To this end, Weber identified two types of causation;

- adequate causation refers to a context in which any one of a number of sufficient factors could be responsible for prompting an event (the absence of a single factor would not have led to a different outcome).
- chance causation refers to a situation in which one factor was of particular importance for the occurrence of a particular event.
Several causes, either sufficient or necessary, often intersect and interact with one another to produce a given phenomena and, as such, theories of single or essential causality are often not adequate for social research. For this reason, statistical models that can account for and control several variables are prevalent in social research.

== A functionalist theory of causation ==
Normative conceptions of causation, that have served to inform the development of social research standards, is largely associated with Functionalist and Newtonian thought and was introduced to social research through individuals like Comte and Durkheim. This broader paradigm shift in social research is often associated with the push for sociology to be recognized amongst natural sciences. This perspective of causation perceives individuals, structural variables, and the relationships amongst them strictly in terms of their functional and productive outputs. As such, causal relationships must be observed and deduced through scientific observation.

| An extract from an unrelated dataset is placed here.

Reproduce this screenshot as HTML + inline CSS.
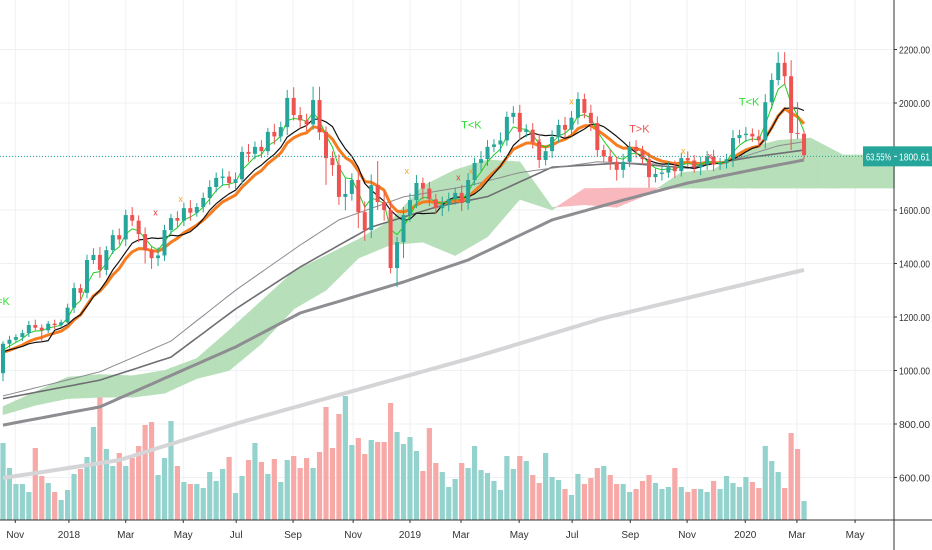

In relation to culture, causality underpins the logic surrounding socio-cultural norms and deviance. Social structures serve the function of establishing, propagating, and enforcing both cultural and legal norms and, as such, play an indispensable role in constituting and maintaining social order; for these standards to be effective, however, they must be applied universally and in a predictable manner. If this holds, norm violations and punishment can be said to have a causal relationship in that the violation of a standard directly produces equivalent sanctions. Through punishment, standards are then visibly reaffirmed throughout the general populace. All humanistic societies, to varying degrees, function on some principle of causality.

=== Elective affinity ===
The concept of elective affinity was used by Max Weber to describe the relationship between capitalism and the Protestant ethic and differs from a purely deterministic account of individual behavior. The Newtonian notion of causality underpins the deterministic camp of the structure-agency debate whereas interactionist paradigms emphasize the rational choices that more or less free individuals make in light of broader social forces that guide them. Rather than social forces playing an essentialized role in determining the life course; rational individuals make personal choices based on the knowledge, experiences, and resources they have at their disposal. As such, elective affinity serves to incorporate both structuralist and agent-focused paradigms by incorporating the (admittedly varying) capacity of social actors to make choices in light of their personal experiences and resources. Such a distinction, however, is largely theoretical and is further confounded by Weber's use of the Ideal type schema. Furthermore, the level of primacy allotted to agency and structure varies between different social theories and, correspondingly, different notions of causal relationships.